▶ Dataset section
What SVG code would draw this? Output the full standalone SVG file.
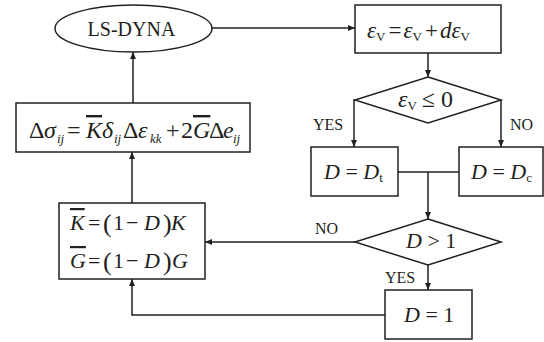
<svg xmlns="http://www.w3.org/2000/svg" width="544" height="342" viewBox="0 0 544 342">
<style>
.s{fill:none;stroke:#231f20;stroke-width:1.5}
.b{fill:#fff;stroke:#231f20;stroke-width:1.5}
text{font-family:"Liberation Serif","Times New Roman",serif;fill:#231f20}
.m{font-size:22px}
.i{font-style:italic}
.sub{font-size:13px}
.lb{font-size:16px}
.ob{text-decoration:overline}
.p{font-size:26px}
</style>
<defs>
<marker id="ah" markerWidth="8" markerHeight="8" refX="7" refY="4" orient="auto" markerUnits="userSpaceOnUse">
<path d="M0,1 L7,4 L0,7 Z" fill="#231f20"/>
</marker>
</defs>
<g id="connectors">
<line class="s" x1="212" y1="28" x2="355" y2="28" marker-end="url(#ah)"/>
<line class="s" x1="428" y1="53" x2="428" y2="77" marker-end="url(#ah)"/>
<polyline class="s" points="355,100 354,100 354,147" marker-end="url(#ah)"/>
<polyline class="s" points="501,100 501,147" marker-end="url(#ah)"/>
<line class="s" x1="398" y1="172" x2="459" y2="172"/>
<line class="s" x1="428" y1="172" x2="428" y2="219" marker-end="url(#ah)"/>
<line class="s" x1="355" y1="242" x2="205" y2="242" marker-end="url(#ah)"/>
<line class="s" x1="428" y1="265" x2="428" y2="290" marker-end="url(#ah)"/>
<polyline class="s" points="385,315 132,315 132,279" marker-end="url(#ah)"/>
<line class="s" x1="132" y1="203" x2="132" y2="152" marker-end="url(#ah)"/>
<line class="s" x1="133" y1="103" x2="133" y2="52" marker-end="url(#ah)"/>
<text class="lb" x="313" y="130">YES</text>
<text class="lb" x="510" y="130">NO</text>
<text class="lb" x="315" y="234">NO</text>
<text class="lb" x="385" y="283">YES</text>
</g>
<g id="lsdyna">
<ellipse class="b" cx="133.5" cy="28.5" rx="78.5" ry="23.5"/>
<text x="131.5" y="36" text-anchor="middle" font-size="20">LS-DYNA</text>
</g>
<g id="update">
<rect class="b" x="355" y="5" width="146" height="48"/>
<text x="367" y="38" font-size="23"><tspan class="i">ε</tspan><tspan class="sub" dy="3">V</tspan><tspan dx="3" dy="-3">=</tspan><tspan class="i" dx="2">ε</tspan><tspan class="sub" dy="3">V</tspan><tspan dx="3" dy="-3">+</tspan><tspan class="i" dx="2">dε</tspan><tspan class="sub" dy="3">V</tspan></text>
</g>
<g id="cond1">
<polygon class="b" points="428,77 501,100 428,123 355,100"/>
<text x="398" y="107" font-size="24"><tspan class="i">ε</tspan><tspan class="sub" dy="3">V</tspan><tspan dx="5" dy="-3">≤ 0</tspan></text>
</g>
<g id="dt">
<rect class="b" x="311" y="147" width="87" height="49"/>
<text class="m" x="324" y="179"><tspan class="i">D</tspan> = <tspan class="i">D</tspan><tspan class="sub" dy="3">t</tspan></text>
</g>
<g id="dc">
<rect class="b" x="459" y="147" width="84" height="49"/>
<text class="m" x="471" y="179"><tspan class="i">D</tspan> = <tspan class="i">D</tspan><tspan class="sub" dy="3">c</tspan></text>
</g>
<g id="cond2">
<polygon class="b" points="428,219 501,242 428,265 355,242"/>
<text class="m" x="406" y="248"><tspan class="i">D</tspan> &gt; 1</text>
</g>
<g id="d1">
<rect class="b" x="385" y="290" width="87" height="49"/>
<text class="m" x="404" y="322"><tspan class="i">D</tspan> = 1</text>
</g>
<g id="moduli">
<rect class="b" x="59" y="203" width="146" height="76"/>
<text class="m" y="230"><tspan class="i ob" x="70">K</tspan><tspan x="88">=</tspan><tspan class="p" x="103" dy="2">(</tspan><tspan x="113" dy="-2">1</tspan><tspan x="126">−</tspan><tspan class="i" x="144">D</tspan><tspan class="p" x="163" dy="2">)</tspan><tspan class="i" x="171" dy="-2">K</tspan></text>
<text class="m" y="268"><tspan class="i ob" x="70">G</tspan><tspan x="88">=</tspan><tspan class="p" x="103" dy="2">(</tspan><tspan x="113" dy="-2">1</tspan><tspan x="126">−</tspan><tspan class="i" x="144">D</tspan><tspan class="p" x="163" dy="2">)</tspan><tspan class="i" x="172" dy="-2">G</tspan></text>
</g>
<g id="stress">
<rect class="b" x="16" y="103" width="234" height="49"/>
<text font-size="24" y="138"><tspan x="29">Δ</tspan><tspan class="i" x="44">σ</tspan><tspan class="sub i" x="57" dy="5">ij</tspan><tspan x="67" dy="-5">=</tspan><tspan class="i ob" x="86">K</tspan><tspan class="i" x="102">δ</tspan><tspan class="sub i" x="114" dy="5">ij</tspan><tspan x="123" dy="-5">Δ</tspan><tspan class="i" x="138">ε</tspan><tspan class="sub i" x="150" dy="5">kk</tspan><tspan x="166" dy="-5">+</tspan><tspan x="181">2</tspan><tspan class="i ob" x="193">G</tspan><tspan x="209">Δ</tspan><tspan class="i" x="223">e</tspan><tspan class="sub i" x="233" dy="5">ij</tspan></text>
</g>
</svg>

▶ Exercise goal
Exclude every picture and copy the remaining data exactly.

▶ Response to this exercise
What SVG code would draw this? Output the full standalone SVG file.
<svg xmlns="http://www.w3.org/2000/svg" width="544" height="342" viewBox="0 0 544 342">
<style>
.s{fill:none;stroke:#231f20;stroke-width:1.5}
.b{fill:#fff;stroke:#231f20;stroke-width:1.5}
text{font-family:"Liberation Serif","Times New Roman",serif;fill:#231f20}
.m{font-size:22px}
.i{font-style:italic}
.sub{font-size:13px}
.lb{font-size:16px}
.ob{text-decoration:overline}
.p{font-size:26px}
</style>
<defs>
<marker id="ah" markerWidth="8" markerHeight="8" refX="7" refY="4" orient="auto" markerUnits="userSpaceOnUse">
<path d="M0,1 L7,4 L0,7 Z" fill="#231f20"/>
</marker>
</defs>
<g id="connectors">
<line class="s" x1="212" y1="28" x2="355" y2="28" marker-end="url(#ah)"/>
<line class="s" x1="428" y1="53" x2="428" y2="77" marker-end="url(#ah)"/>
<polyline class="s" points="355,100 354,100 354,147" marker-end="url(#ah)"/>
<polyline class="s" points="501,100 501,147" marker-end="url(#ah)"/>
<line class="s" x1="398" y1="172" x2="459" y2="172"/>
<line class="s" x1="428" y1="172" x2="428" y2="219" marker-end="url(#ah)"/>
<line class="s" x1="355" y1="242" x2="205" y2="242" marker-end="url(#ah)"/>
<line class="s" x1="428" y1="265" x2="428" y2="290" marker-end="url(#ah)"/>
<polyline class="s" points="385,315 132,315 132,279" marker-end="url(#ah)"/>
<line class="s" x1="132" y1="203" x2="132" y2="152" marker-end="url(#ah)"/>
<line class="s" x1="133" y1="103" x2="133" y2="52" marker-end="url(#ah)"/>
<text class="lb" x="313" y="130">YES</text>
<text class="lb" x="510" y="130">NO</text>
<text class="lb" x="315" y="234">NO</text>
<text class="lb" x="385" y="283">YES</text>
</g>
<g id="lsdyna">
<ellipse class="b" cx="133.5" cy="28.5" rx="78.5" ry="23.5"/>
<text x="131.5" y="36" text-anchor="middle" font-size="20">LS-DYNA</text>
</g>
<g id="update">
<rect class="b" x="355" y="5" width="146" height="48"/>
<text x="367" y="38" font-size="23"><tspan class="i">ε</tspan><tspan class="sub" dy="3">V</tspan><tspan dx="3" dy="-3">=</tspan><tspan class="i" dx="2">ε</tspan><tspan class="sub" dy="3">V</tspan><tspan dx="3" dy="-3">+</tspan><tspan class="i" dx="2">dε</tspan><tspan class="sub" dy="3">V</tspan></text>
</g>
<g id="cond1">
<polygon class="b" points="428,77 501,100 428,123 355,100"/>
<text x="398" y="107" font-size="24"><tspan class="i">ε</tspan><tspan class="sub" dy="3">V</tspan><tspan dx="5" dy="-3">≤ 0</tspan></text>
</g>
<g id="dt">
<rect class="b" x="311" y="147" width="87" height="49"/>
<text class="m" x="324" y="179"><tspan class="i">D</tspan> = <tspan class="i">D</tspan><tspan class="sub" dy="3">t</tspan></text>
</g>
<g id="dc">
<rect class="b" x="459" y="147" width="84" height="49"/>
<text class="m" x="471" y="179"><tspan class="i">D</tspan> = <tspan class="i">D</tspan><tspan class="sub" dy="3">c</tspan></text>
</g>
<g id="cond2">
<polygon class="b" points="428,219 501,242 428,265 355,242"/>
<text class="m" x="406" y="248"><tspan class="i">D</tspan> &gt; 1</text>
</g>
<g id="d1">
<rect class="b" x="385" y="290" width="87" height="49"/>
<text class="m" x="404" y="322"><tspan class="i">D</tspan> = 1</text>
</g>
<g id="moduli">
<rect class="b" x="59" y="203" width="146" height="76"/>
<text class="m" y="230"><tspan class="i ob" x="70">K</tspan><tspan x="88">=</tspan><tspan class="p" x="103" dy="2">(</tspan><tspan x="113" dy="-2">1</tspan><tspan x="126">−</tspan><tspan class="i" x="144">D</tspan><tspan class="p" x="163" dy="2">)</tspan><tspan class="i" x="171" dy="-2">K</tspan></text>
<text class="m" y="268"><tspan class="i ob" x="70">G</tspan><tspan x="88">=</tspan><tspan class="p" x="103" dy="2">(</tspan><tspan x="113" dy="-2">1</tspan><tspan x="126">−</tspan><tspan class="i" x="144">D</tspan><tspan class="p" x="163" dy="2">)</tspan><tspan class="i" x="172" dy="-2">G</tspan></text>
</g>
<g id="stress">
<rect class="b" x="16" y="103" width="234" height="49"/>
<text font-size="24" y="138"><tspan x="29">Δ</tspan><tspan class="i" x="44">σ</tspan><tspan class="sub i" x="57" dy="5">ij</tspan><tspan x="67" dy="-5">=</tspan><tspan class="i ob" x="86">K</tspan><tspan class="i" x="102">δ</tspan><tspan class="sub i" x="114" dy="5">ij</tspan><tspan x="123" dy="-5">Δ</tspan><tspan class="i" x="138">ε</tspan><tspan class="sub i" x="150" dy="5">kk</tspan><tspan x="166" dy="-5">+</tspan><tspan x="181">2</tspan><tspan class="i ob" x="193">G</tspan><tspan x="209">Δ</tspan><tspan class="i" x="223">e</tspan><tspan class="sub i" x="233" dy="5">ij</tspan></text>
</g>
</svg>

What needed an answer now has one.